When setting up a superfund, always link it to your tax file number straight away. This will help you avoid getting taxed incorrectly on your super contributions and can help you find lost super in the future. While you’re at it, register for online access. Some funds, such as BT Super for Life, make life simple. They allow you to manage your super and online banking in one so you can transfer money and keep track of both balances easily.
It’s easy to think of super as someone else’s money. Your employer pays it directly to your fund so the contributions often feel separate to any personal finances or savings plans you have. However, experts argue that you should see super not just as your money, but your savings too. It’s your nest egg for the future so take responsibility for it, manage it wisely and watch it grow.
According to the ATO, $13.5 billion in lost super is floating around unclaimed. Why? How? Well, a recent Westpac Lost Super Report found that 48% of Aussie workers weren’t even sure if they have lost super. Avoid being one of them by always filling out the choice of superfund form whenever you start a job. If you don’t specify a chosen fund, your employer will do so for you. That’s fine if this is your first job, but if you already have a super account, you could end up paying multiple fees on multiple funds. Your current fund or an online super search tool can then help find any outstanding contributions or ATO-held funds for you. Because the report also found that if everyone claimed their share of lost super today, it could equate to a whopping $42.4 billion by retirement.

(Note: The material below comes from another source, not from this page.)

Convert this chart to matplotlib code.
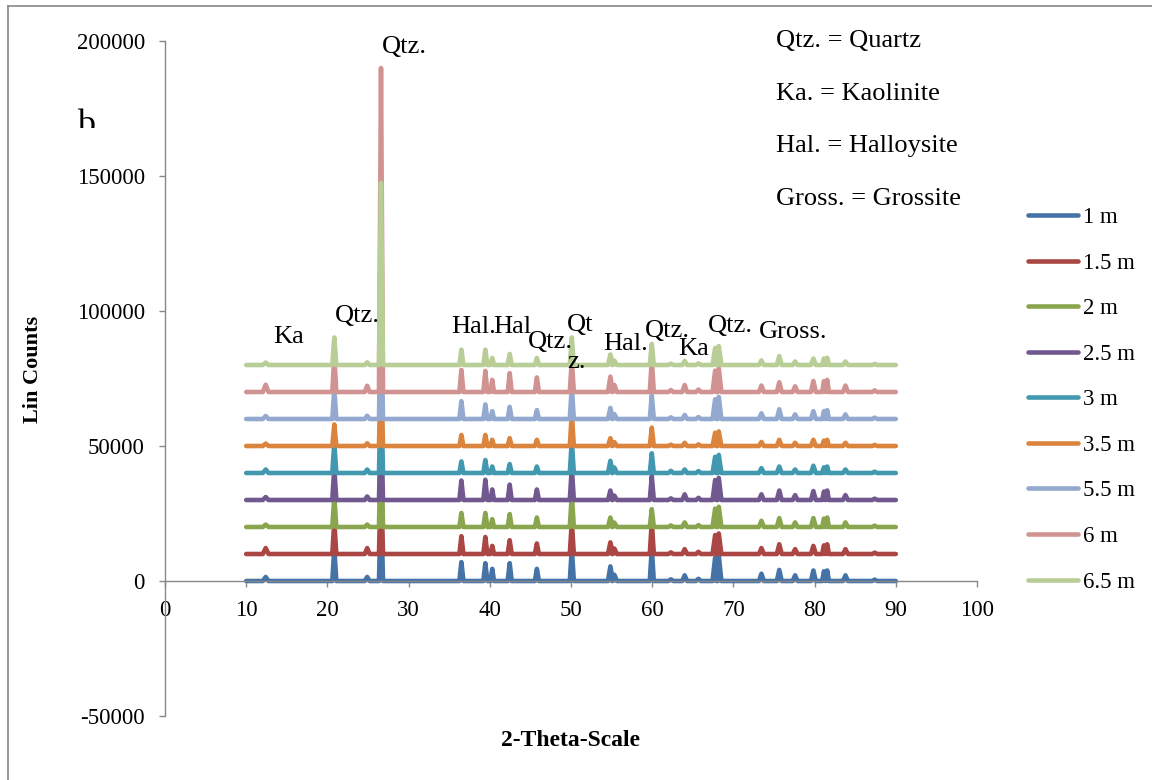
import numpy as np
import matplotlib
matplotlib.use("Agg")
import matplotlib.pyplot as plt
from matplotlib.lines import Line2D
from matplotlib.patches import Rectangle

plt.rcParams['font.family'] = ['Liberation Serif', 'DejaVu Serif']
plt.rcParams['axes.unicode_minus'] = False

# sample depths (legend) and their offset in the stacked plot
depths = ["1 m", "1.5 m", "2 m", "2.5 m", "3 m", "3.5 m", "5.5 m", "6 m", "6.5 m"]
offsets = [0, 10000, 20000, 30000, 40000, 50000, 60000, 70000, 80000]
colors = ["#4572A7", "#AA4643", "#89A54E", "#71588F", "#4198AF",
          "#DB843D", "#93A9CF", "#D19392", "#B9CD96"]

# peak positions (2-theta) and half widths
peak_pos = [12.4, 20.85, 24.9, 26.6, 36.5, 39.45, 40.3, 42.45, 45.8, 50.1,
            54.85, 55.35, 59.95, 62.3, 64.0, 65.7, 67.75, 68.2, 73.45, 75.65,
            77.6, 79.85, 81.15, 81.55, 83.8, 87.4]
peak_hw = [0.35, 0.25, 0.3, 0.25, 0.25, 0.25, 0.22, 0.25, 0.25, 0.25,
           0.3, 0.3, 0.25, 0.3, 0.3, 0.3, 0.32, 0.32, 0.3, 0.3,
           0.3, 0.3, 0.22, 0.22, 0.3, 0.3]

# peak heights above each pattern's baseline (lin counts)
h_1m = [1500, 12000, 1500, 30000, 7000, 6600, 4500, 6600, 4500, 12000, 5400, 2300, 12000, 600, 2100, 800, 8600, 9400, 2700, 4100, 2100, 3900, 3600, 3900, 2100, 500]
h_1_5m = [2200, 12000, 2200, 28000, 6600, 6300, 3000, 5100, 3900, 12000, 4300, 2000, 12000, 600, 1800, 800, 7000, 7600, 2200, 3600, 1800, 3000, 3200, 3600, 1800, 500]
h_2m = [900, 11000, 900, 35000, 5200, 5200, 2900, 4800, 3500, 12000, 3500, 1600, 6600, 600, 1700, 700, 6800, 7500, 2300, 3300, 1700, 3300, 3100, 3500, 1700, 500]
h_2_5m = [1100, 12000, 1300, 30000, 7200, 7500, 3900, 5700, 3900, 12000, 3500, 1600, 8800, 600, 2100, 800, 7400, 8200, 2100, 3500, 1800, 3300, 3100, 3500, 1800, 500]
h_3m = [1300, 11000, 1300, 32000, 4300, 4800, 2400, 3300, 2400, 12000, 4500, 2000, 7300, 800, 1300, 700, 6000, 6700, 1800, 2400, 1300, 2700, 2100, 2400, 1300, 500]
h_3_5m = [900, 8000, 1000, 30000, 4100, 4100, 2300, 2900, 2300, 12000, 2900, 1400, 6800, 500, 1200, 600, 4900, 5400, 1500, 2300, 1200, 2300, 2000, 2300, 1200, 400]
h_5_5m = [1100, 11000, 1200, 40000, 6600, 5400, 2900, 4500, 3300, 12000, 4100, 1800, 8800, 600, 1500, 700, 7300, 8200, 2100, 3600, 1700, 2900, 2900, 3300, 1700, 500]
h_6m = [2700, 13000, 2300, 120000, 8200, 7800, 4500, 7000, 5400, 12000, 5700, 2600, 12000, 700, 2600, 900, 7900, 8800, 2400, 3600, 2100, 4100, 4000, 4500, 2400, 600]
h_6_5m = [900, 10200, 1000, 67500, 5700, 5700, 2600, 4100, 2600, 10200, 3900, 1600, 7800, 500, 1500, 600, 6300, 7000, 1700, 3300, 1300, 2400, 2400, 2700, 1300, 400]
heights = [h_1m, h_1_5m, h_2m, h_2_5m, h_3m, h_3_5m, h_5_5m, h_6m, h_6_5m]

# phase labels over the peaks: (text, 2-theta, counts) - left/baseline anchored
peak_labels = [("Ka", 13.3, 88100), ("Qtz.", 20.9, 96000), ("Qtz.", 26.7, 195400),
               ("Hal.", 35.3, 91700), ("Hal", 40.4, 91700), ("Qtz.", 44.7, 86200),
               ("Qt", 49.5, 92700), ("z.", 49.5, 78800), ("Hal.", 54.0, 85600),
               ("Qtz.", 59.1, 90500), ("Ka", 63.2, 83600), ("Qtz.", 66.9, 92300),
               ("Gross.", 73.1, 89900)]
key_labels = ["Qtz. = Quartz", "Ka. = Kaolinite", "Hal. = Halloysite", "Gross. = Grossite"]
key_y = [197900, 178100, 159000, 139300]


def pattern(hts, base):
    xs = [10]
    ys = [base]
    for p, w, h in zip(peak_pos, peak_hw, hts):
        xs += [p - w, p, p + w]
        ys += [base, base + h, base]
    xs.append(90)
    ys.append(base)
    return xs, ys


fig = plt.figure(figsize=(11.52, 7.8), dpi=100)
ax = fig.add_axes([165 / 1152, 1 - 716 / 780, 812 / 1152, 675 / 780])

for name, base, hts, c in zip(depths, offsets, heights, colors):
    xs, ys = pattern(hts, base)
    ax.plot(xs, ys, color=c, lw=3.3, label=name,
            solid_capstyle='round', solid_joinstyle='round')

ax.set_xlim(0, 100)
ax.set_ylim(-50000, 200000)
ax.set_xticks(np.arange(0, 101, 10))
ax.set_yticks(np.arange(-50000, 200001, 50000))

axcol = "#888888"
ax.spines['top'].set_visible(False)
ax.spines['right'].set_visible(False)
ax.spines['bottom'].set_position(('data', 0))
for s in ['left', 'bottom']:
    ax.spines[s].set_color(axcol)
    ax.spines[s].set_linewidth(1.0)
ax.tick_params(direction='out', length=4.5, width=1.0, color=axcol,
               labelsize=16.5, labelcolor='black')
ax.tick_params(axis='y', pad=10)
ax.tick_params(axis='x', pad=9)

ax.set_ylabel("Lin Counts", fontsize=16, fontweight='bold', va='center')
ax.yaxis.set_label_coords(-0.163, 0.513)
ax.set_xlabel("2-Theta-Scale", fontsize=17, fontweight='bold', va='center')
ax.xaxis.set_label_coords(0.5, -0.036)

for txt, x, y in peak_labels:
    ax.text(x, y, txt, fontsize=19, ha='left', va='baseline')
for txt, y in zip(key_labels, key_y):
    ax.text(75.3, y, txt, fontsize=19, ha='left', va='baseline')

# panel letter, cut off at the bottom as in the original
b = fig.text(77 / 1152, 1 - 134 / 780, "b", fontsize=26, ha='left', va='baseline')
b.set_clip_path(Rectangle((0, 1 - 128 / 780), 1, 1, transform=fig.transFigure))

leg = ax.legend(loc='upper left', bbox_to_anchor=(1028 / 1152, 1 - 207 / 780),
                bbox_transform=fig.transFigure, frameon=False, fontsize=16.5,
                handlelength=2.2, handletextpad=0.2, labelspacing=1.07,
                borderpad=0, borderaxespad=0)

# outer chart border (left and top edges visible)
fig.add_artist(Line2D([8 / 1152, 8 / 1152], [0, 1 - 6 / 780], color="#888888", lw=1.2))
fig.add_artist(Line2D([8 / 1152, 1], [1 - 6 / 780, 1 - 6 / 780], color="#888888", lw=1.2))

fig.savefig("out.png", dpi=100)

Super isn’t just for full-time employees. Anyone over the age of 18 earning $450 a month (or more) is entitled to super contributions from their employer. Be sure that you’re getting what you’re entitled to and keep in mind that the Government revealed post-election plans that benefit part-timers, providing a refund for the higher tax they pay on some super contributions.
Employer super contributions equate to just under 10% of your gross salary. However, experts advise that higher super contributions – around 12% of your gross salary – will stand you in better stead for the future. You’ve got two options: salary-sacrifice super contributions that go straight into your fund before you get paid or personal contributions from your take-home salary after tax.